The goal is to complete fundraising for the project in the next few months and for the center to open by summer 2014.
“Where a lot of trading labs are really focused on learning the basics of equities, we want students to have a more comprehensive understanding of how markets work, the support functions necessary to properly trade and how trading concepts apply to many areas of business,” Richard Dinkel, corporate controller for Koch Industries, said in a statement. “We want the student who’s going into the workforce to enter it with a better understanding of not only how to make a trade but how to apply more of a trading mentality in any business.”
Partnering with Koch gives WSU the ability to offer a curriculum it wouldn’t otherwise be able to offer, said Rick LeCompte, chairman of the Barton School of Business’ Finance, Real Estate and Decision Sciences Department.
“It’s a really big deal for our students and our faculty,” LeCompte said. “It gives our students a huge lift up in terms of their capabilities.”
Koch operates its own trading floor in Wichita. With Koch’s help, the center’s concept was broadened from a “cookie-cutter copy” of labs at other universities to a center focused on integrating a trading curriculum with WSU’s current finance curriculum, he said.

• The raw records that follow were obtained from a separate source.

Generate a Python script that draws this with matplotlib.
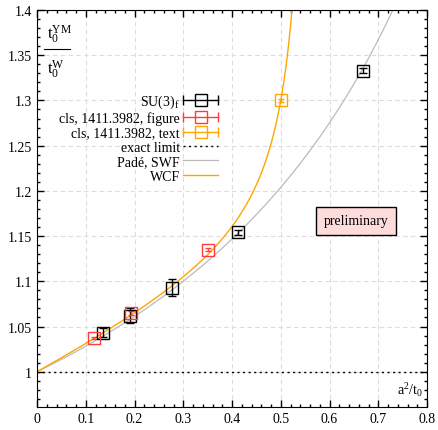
import numpy as np
import matplotlib
matplotlib.use("Agg")
from matplotlib import pyplot as plt
from matplotlib.lines import Line2D
from matplotlib.legend_handler import HandlerBase
from matplotlib.container import ErrorbarContainer
from matplotlib.ticker import MultipleLocator

plt.rcParams["font.family"] = ["Liberation Serif", "DejaVu Serif"]
plt.rcParams["mathtext.fontset"] = "custom"
plt.rcParams["mathtext.rm"] = "Liberation Serif"
plt.rcParams["mathtext.it"] = "Liberation Serif:italic"

# SU(3)_f data
su3_x = [0.135, 0.191, 0.277, 0.412, 0.669]
su3_y = [1.043, 1.062, 1.093, 1.154, 1.333]
su3_err = [0.005, 0.008, 0.009, 0.003, 0.003]

# cls, 1411.3982, figure
clsfig_x = [0.117, 0.193, 0.351]
clsfig_y = [1.0375, 1.065, 1.135]
clsfig_err = [0.001, 0.002, 0.002]

# cls, 1411.3982, text
clstxt_x = [0.5]
clstxt_y = [1.300]
clstxt_err = [0.002]

# Pade SWF: (1 + a x) / (1 - b x)
pade_a, pade_b = -0.453, 0.715
# WCF: 1 + c1 x + c2 x^2 / (1 - x / x0)
wcf_c1, wcf_c2, wcf_x0 = 0.304, 0.0727, 0.57

BLACK = "#000000"
RED = "#ff3b3b"
ORANGE = "#ffa500"
GRAY = "#bbbbbb"


class HandlerBarSquare(HandlerBase):
    def create_artists(self, legend, orig_handle, xdescent, ydescent,
                       width, height, fontsize, trans):
        color = orig_handle.lines[0].get_color()
        y = height / 2 - ydescent
        x0, x1 = -xdescent, width - xdescent
        bar = Line2D([x0, x1], [y, y], color=color, lw=1, transform=trans)
        caps = Line2D([x0, x1], [y, y], ls="none", marker="|", ms=7,
                      mew=1, color=color, transform=trans)
        sq = Line2D([(x0 + x1) / 2], [y], ls="none", marker="s", ms=8,
                    mfc="none", mec=color, mew=1, transform=trans)
        return [bar, caps, sq]


fig = plt.figure(figsize=(4.38, 4.31), dpi=100)
ax = fig.add_axes([0.0845, 0.0534, 0.8904, 0.921])

ax.set_xlim(0, 0.8)
ax.set_ylim(0.961, 1.4)
ax.xaxis.set_major_locator(MultipleLocator(0.1))
ax.xaxis.set_minor_locator(MultipleLocator(0.02))
ax.yaxis.set_major_locator(MultipleLocator(0.05))
ax.yaxis.set_minor_locator(MultipleLocator(0.01))
ax.tick_params(which="both", direction="in", top=True, right=True, labelsize=10)
ax.tick_params(which="major", length=5, width=1)
ax.tick_params(which="minor", length=2.5, width=1)
ax.xaxis.set_major_formatter(lambda v, p: f"{v:g}")
ax.yaxis.set_major_formatter(lambda v, p: f"{v:g}")
ax.grid(True, which="major", color="#dddddd", lw=0.8, ls=(0, (4, 3)))
ax.set_axisbelow(True)

x = np.linspace(0, 0.8, 1000)
pade = (1 + pade_a * x) / (1 - pade_b * x)
xw = x[x < wcf_x0 - 0.005]
wcf = 1 + wcf_c1 * xw + wcf_c2 * xw ** 2 / (1 - xw / wcf_x0)

h_su3 = ax.errorbar(su3_x, su3_y, yerr=su3_err, fmt="s", color=BLACK, ms=8,
                    mfc="none", mew=1, elinewidth=1, capsize=3, zorder=5)
h_fig = ax.errorbar(clsfig_x, clsfig_y, yerr=clsfig_err, fmt="s", color=RED, ms=8,
                    mfc="none", mew=1, elinewidth=1, capsize=2, zorder=5)
h_txt = ax.errorbar(clstxt_x, clstxt_y, yerr=clstxt_err, fmt="s", color=ORANGE, ms=8,
                    mfc="none", mew=1, elinewidth=1, capsize=2, zorder=5)
h_exact = ax.axhline(1.0, color=BLACK, lw=1, ls=(0, (1.5, 2.5)))
h_pade, = ax.plot(x, pade, color=GRAY, lw=0.9)
h_wcf, = ax.plot(xw, wcf, color=ORANGE, lw=1)

handles = [h_su3, h_fig, h_txt, h_exact, h_pade, h_wcf]
labels = [r"SU(3)$_\mathrm{f}$", "cls, 1411.3982, figure", "cls, 1411.3982, text",
          "exact limit", "Padé, SWF", "WCF"]
ax.legend(handles, labels, loc="upper right", bbox_to_anchor=(0.464, 0.792),
          frameon=False, markerfirst=False, fontsize=10, handlelength=2.5,
          handletextpad=0.25, labelspacing=0.1, borderpad=0, borderaxespad=0,
          handler_map={ErrorbarContainer: HandlerBarSquare()})

# y label as a fraction in the upper left corner
ax.text(0.026, 0.912, r"t$_0^\mathrm{YM}$", transform=ax.transAxes, fontsize=12,
        ha="left", va="bottom")
ax.plot([0.018, 0.085], [0.902, 0.902], transform=ax.transAxes, color=BLACK, lw=0.8)
ax.text(0.026, 0.880, r"t$_0^\mathrm{W}$", transform=ax.transAxes, fontsize=12,
        ha="left", va="top")

ax.text(0.99, 0.022, r"a$^2$/t$_0$", transform=ax.transAxes, fontsize=10,
        ha="right", va="bottom")

ax.text(0.654, 1.167, "preliminary", fontsize=10, ha="center", va="center",
        bbox=dict(boxstyle="square,pad=0.55", fc="#ffdcdc", ec=BLACK, lw=1))

fig.savefig("out.png", dpi=100)
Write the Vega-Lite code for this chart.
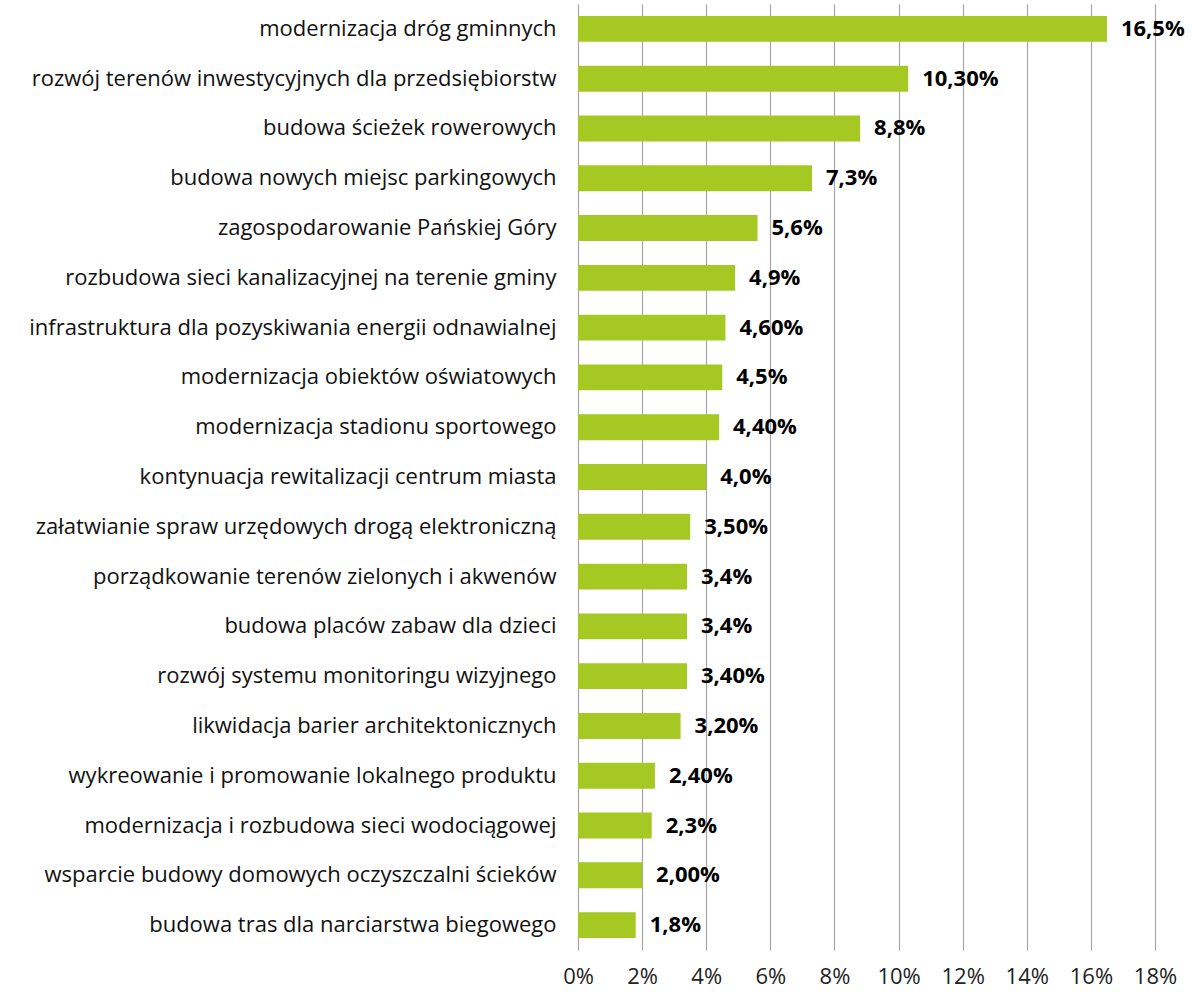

WSU and Koch will each assign a representative to work together to develop the center’s curriculum and functions. Koch will also help with the instruction by providing subject matter experts and instructors for targeted programs at the center.
That will give the school expertise in areas such as commodities and energy trading, LeCompte said.
The school won’t train students to become traders, he said. But they will gain an understanding of the fundamentals of trading, such as back office trading and the fundamentals of risk management from a trading perspective.
“We want them to understand what’s going on in trading,” LeCompte said.
An advisory board made up of business and community representatives will help WSU develop the center’s mission.
With Koch’s pledge, architectural drawings for the center can be finalized, with work to begin as early as the end of the year, LeCompte said.